Maybank Kim Eng 2015-08-03: Singapore Airlines SIA - 1Q16 Results. Reality Check. Maintain HOLD.

Reality check 


  • Management warns that market expectations are too optimistic. 
  • Earnings recovery solely premised on lower fuel price. 
  • Maintain HOLD with lower target price of SGD11.85 on softer load factor outlook. 


What’s New 


  • Management gave a dose of reality at the analyst briefing and said “the analyst community is more optimistic than the company is”. 
  • Yields have fallen considerably since May especially on transpacific and European routes whilst regional short-haul routes are stable. 
  • Cargo yields remain lacklustre due to industry overcapacity. 
  • Management has also reduced aircraft induction numbers for FY18- 19 suggesting that the headwinds are structural. 

What’s Our View 


  • SIA is struggling to nestle its space in the industry.

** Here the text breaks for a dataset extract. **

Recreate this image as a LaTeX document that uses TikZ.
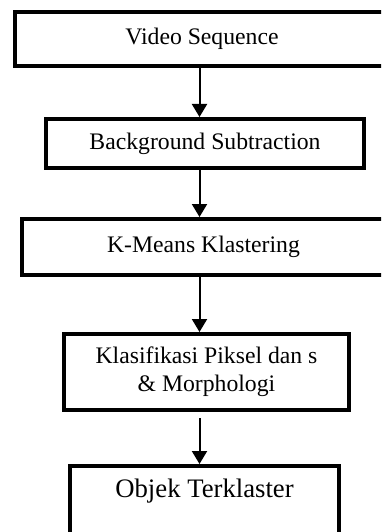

Its business strategy to focus on premium business is at odds with the increasingly budget-centric profile of Southeast Asian passengers. 
  • Regional competitors have also stepped up its game and are serious contenders. 
  • Management is aware of these predicaments but is adamant that its strategy will set itself apart from the others. 
  • The results however points to the contrary: the parent airline’s route network has shrunk by 12% from the peak in 2009 and its passenger carried shrunk by 2% from the peak in 2007. 
  • SIA is clearly not a growth story and the investment objective is a play on the low fuel price environment and to cash in on dividends. 
  • We cut our FY16-18 earnings by 4.8%/6.4%/6.3% as we impute lower load factor to reflect current trends. 
  • Our target price has been revised down to SGD11.85 (from SGD12.40) based on 1.0x FY17 P/BV, and the stock remains a HOLD.